Web tech & the original Space Jam site

  • Several comments note the 1996 site actually used table-based layout, not CSS absolute positioning; early versions even used server-side image maps before moving to static tables.
  • People suggest prompting the model explicitly to use <table> layouts and 1990s-era techniques, though others argue only tables and CSS ever mattered in practice.
  • Some nostalgia and technical detail about 90s browser quirks (font metrics, gamma differences, nested tables, 1×1 spacer GIFs, sliced images, Dreamweaver/Photoshop workflows).

Why multimodal LLMs struggle here

  • Multiple commenters say current multimodal LLMs don’t “see pixels”: images are chopped into patches and embedded into a semantic vector space, destroying precise geometry.
  • Pixel-perfect tasks, exact coordinates, and spatial layouts (ASCII art, circles, game UIs) are repeatedly cited as consistent weak spots, even when models are strong at general coding.
  • Someone points out that models often parse 2D content poorly even as text.

Suggested better approaches

  • Strong theme: don’t one-shot.
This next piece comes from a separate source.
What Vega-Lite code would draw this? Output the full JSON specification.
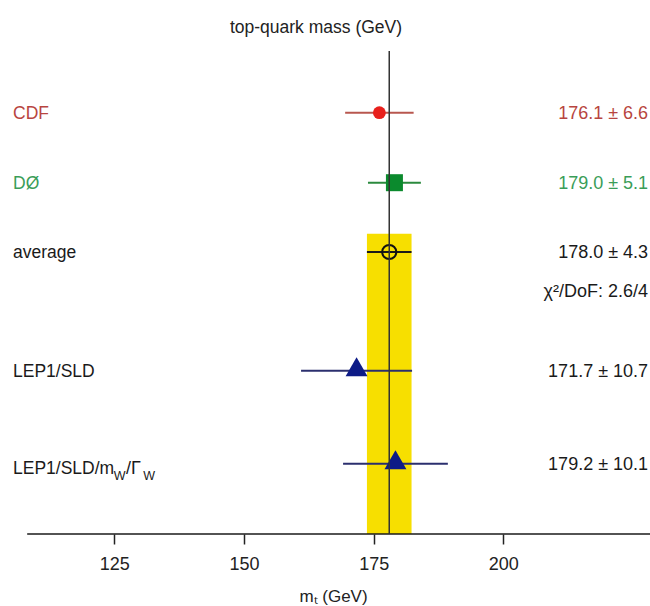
{
  "$schema": "https://vega.github.io/schema/vega-lite/v6.json",
  "width": 650,
  "height": 494,
  "autosize": {"type": "none"},
  "padding": {"top": 40, "left": 0, "right": 0, "bottom": 72},
  "background": "white",
  "title": {"text": "top-quark mass (GeV)", "fontSize": 17.5, "fontWeight": "normal", "font": "Liberation Sans", "color": "#222222", "anchor": "middle", "offset": 4, "dx": -9},
  "config": {"view": {"stroke": null}, "font": "Liberation Sans"},
  "datasets": {
    "meas": [
      {"exp": "CDF", "label": "CDF", "value": 176.1, "err": 6.6, "lo": 169.5, "hi": 182.7, "pos": 1.0, "txt": "176.1 ± 6.6"},
      {"exp": "DØ", "label": "DØ", "value": 179.0, "err": 5.1, "lo": 173.9, "hi": 184.1, "pos": 2.0, "txt": "179.0 ± 5.1"},
      {"exp": "average", "label": "average", "value": 178.0, "err": 4.3, "lo": 173.7, "hi": 182.3, "pos": 2.99, "txt": "178.0 ± 4.3"},
      {"exp": "LEP1/SLD", "label": "LEP1/SLD", "value": 171.7, "err": 10.7, "lo": 161.0, "hi": 182.4, "pos": 4.686, "txt": "171.7 ± 10.7"},
      {"exp": "LEP1/SLD/mW/ΓW", "label": "LEP1/SLD/mW/ΓW", "value": 179.2, "err": 10.1, "lo": 169.1, "hi": 189.3, "pos": 6.014, "txt": "179.2 ± 10.1"}
    ]
  },
  "layer": [
    {
      "data": {"name": "meas"},
      "transform": [{"filter": "datum.exp === 'average'"}],
      "mark": {"type": "rect", "color": "#f7df00"},
      "encoding": {
        "x": {"field": "lo", "type": "quantitative", "scale": {"domain": [102.96, 228.27], "nice": false, "zero": false},
          "axis": {"values": [125, 150, 175, 200], "domain": false, "grid": false, "tickSize": 10, "tickColor": "#222222", "tickWidth": 1.5, "labelFontSize": 18, "labelColor": "#222222", "labelPadding": 11, "title": "mₜ (GeV)", "titleFontSize": 17, "titleFontWeight": "normal", "titleColor": "#222222", "titlePadding": 15, "titleX": 333}},
        "x2": {"field": "hi"},
        "y": {"datum": 2.73, "type": "quantitative", "scale": {"domain": [-0.0386, 7.0186], "nice": false, "zero": false, "reverse": true}, "axis": null},
        "y2": {"datum": 7.0186}
      }
    },
    {
      "data": {"values": [{}]},
      "mark": {"type": "rule", "stroke": "#1a1a1a", "strokeWidth": 1.5},
      "encoding": {
        "x": {"datum": 108.2, "type": "quantitative"},
        "x2": {"datum": 228.27},
        "y": {"datum": 7.0186, "type": "quantitative"}
      }
    },
    {
      "data": {"name": "meas"},
      "mark": {"type": "rule", "strokeWidth": 2},
      "encoding": {
        "x": {"field": "lo", "type": "quantitative"},
        "x2": {"field": "hi"},
        "y": {"field": "pos", "type": "quantitative"},
        "stroke": {"field": "exp", "type": "nominal", "legend": null,
          "scale": {"domain": ["CDF", "DØ", "average", "LEP1/SLD", "LEP1/SLD/mW/ΓW"], "range": ["#b8574f", "#2b8a3e", "#1a1a1a", "#2b2f6e", "#2b2f6e"]}}
      }
    },
    {
      "data": {"name": "meas"},
      "transform": [{"filter": "datum.exp === 'CDF'"}],
      "mark": {"type": "point", "shape": "circle", "filled": true, "color": "#e8201c", "size": 165, "opacity": 1},
      "encoding": {"x": {"field": "value", "type": "quantitative"}, "y": {"field": "pos", "type": "quantitative"}}
    },
    {
      "data": {"name": "meas"},
      "transform": [{"filter": "datum.exp === 'DØ'"}],
      "mark": {"type": "point", "shape": "square", "filled": true, "color": "#0b8a2d", "size": 289, "opacity": 1},
      "encoding": {"x": {"field": "value", "type": "quantitative"}, "y": {"field": "pos", "type": "quantitative"}}
    },
    {
      "data": {"name": "meas"},
      "transform": [{"filter": "datum.exp === 'average'"}],
      "mark": {"type": "point", "shape": "circle", "filled": false, "stroke": "#111111", "strokeWidth": 2, "size": 200, "opacity": 1},
      "encoding": {"x": {"field": "value", "type": "quantitative"}, "y": {"field": "pos", "type": "quantitative"}}
    },
    {
      "data": {"name": "meas"},
      "transform": [{"filter": "datum.exp === 'LEP1/SLD' || datum.exp === 'LEP1/SLD/mW/ΓW'"}],
      "mark": {"type": "point", "shape": "triangle-up", "filled": true, "color": "#0d1b87", "size": 480, "opacity": 1, "yOffset": -4},
      "encoding": {"x": {"field": "value", "type": "quantitative"}, "y": {"field": "pos", "type": "quantitative"}}
    },
    {
      "data": {"values": [{}]},
      "mark": {"type": "rule", "stroke": "#333333", "strokeWidth": 1.5},
      "encoding": {
        "x": {"datum": 178.0, "type": "quantitative"},
        "y": {"datum": 0.12, "type": "quantitative"},
        "y2": {"datum": 7.0186}
      }
    },
    {
      "data": {"name": "meas"},
      "transform": [{"filter": "datum.exp !== 'LEP1/SLD/mW/ΓW'"}],
      "mark": {"type": "text", "align": "left", "baseline": "middle", "fontSize": 17.5, "dy": 1},
      "encoding": {
        "x": {"datum": 105.47, "type": "quantitative"},
        "y": {"field": "pos", "type": "quantitative"},
        "text": {"field": "label"},
        "fill": {"field": "exp", "type": "nominal", "legend": null,
          "scale": {"domain": ["CDF", "DØ", "average", "LEP1/SLD", "LEP1/SLD/mW/ΓW"], "range": ["#b84540", "#3a9d58", "#1a1a1a", "#1a1a1a", "#1a1a1a"]}}
      }
    },
    {
      "data": {"values": [{"t": "LEP1/SLD/m"}]},
      "mark": {"type": "text", "align": "left", "baseline": "alphabetic", "fontSize": 17.5, "color": "#1a1a1a", "dy": 10},
      "encoding": {"x": {"datum": 105.47, "type": "quantitative"}, "y": {"datum": 6.014, "type": "quantitative"}, "text": {"field": "t"}}
    },
    {
      "data": {"values": [{"t": "W"}]},
      "mark": {"type": "text", "align": "left", "baseline": "alphabetic", "fontSize": 12.5, "color": "#1a1a1a", "dy": 16},
      "encoding": {"x": {"datum": 124.88, "type": "quantitative"}, "y": {"datum": 6.014, "type": "quantitative"}, "text": {"field": "t"}}
    },
    {
      "data": {"values": [{"t": "/Γ"}]},
      "mark": {"type": "text", "align": "left", "baseline": "alphabetic", "fontSize": 18, "color": "#1a1a1a", "dy": 10},
      "encoding": {"x": {"datum": 127.25, "type": "quantitative"}, "y": {"datum": 6.014, "type": "quantitative"}, "text": {"field": "t"}}
    },
    {
      "data": {"values": [{"t": "W"}]},
      "mark": {"type": "text", "align": "left", "baseline": "alphabetic", "fontSize": 12.5, "color": "#1a1a1a", "dy": 16},
      "encoding": {"x": {"datum": 130.6, "type": "quantitative"}, "y": {"datum": 6.014, "type": "quantitative"}, "text": {"field": "t"}}
    },
    {
      "data": {"name": "meas"},
      "mark": {"type": "text", "align": "right", "baseline": "middle", "fontSize": 18, "dy": 1},
      "encoding": {
        "x": {"datum": 227.9, "type": "quantitative"},
        "y": {"field": "pos", "type": "quantitative"},
        "text": {"field": "txt"},
        "fill": {"field": "exp", "type": "nominal", "legend": null,
          "scale": {"domain": ["CDF", "DØ", "average", "LEP1/SLD", "LEP1/SLD/mW/ΓW"], "range": ["#b84540", "#3a9d58", "#1a1a1a", "#1a1a1a", "#1a1a1a"]}}
      }
    },
    {
      "data": {"values": [{"t": "χ²/DoF: 2.6/4"}]},
      "mark": {"type": "text", "align": "right", "baseline": "middle", "fontSize": 18, "color": "#1a1a1a"},
      "encoding": {"x": {"datum": 227.9, "type": "quantitative"}, "y": {"datum": 3.56, "type": "quantitative"}, "text": {"field": "t"}}
    }
  ],
  "resolve": {"scale": {"fill": "independent", "stroke": "independent"}}
}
Use iterative, agentic workflows:
    • Have the model write image-processing tools (OpenCV, template matching) to locate assets and measure offsets.
    • Use Playwright or browser tooling to render, screenshot, diff against the target, and loop until tests pass.
    • Treat this as TDD: first write a test that compares rendered output to the screenshot, then have the model satisfy the test.
  • Several people report getting much closer or essentially perfect results with this tooling+feedback setup, though often with hacks (e.g., using the screenshot itself as a background).

Benchmark value & realism

  • Some see the task as contrived (“just download the HTML”); others note it mirrors real workflows where developers implement UIs from static mocks or screenshots.
  • Many say the exercise usefully maps the boundary: models are good at “make something like X” but bad at “recreate X exactly.”

Trust, overconfidence, and tool role

  • Commenters stress that LLMs are overconfident and their failure modes are opaque; juniors may not recognize subtle mistakes.
  • Debate over whether a tool that needs checking is “bad” or simply incomplete but still useful if it does 80–90% of the work.
  • Several frame LLMs as cheap, fallible interns that require supervision and external verification rather than as autonomous programmers.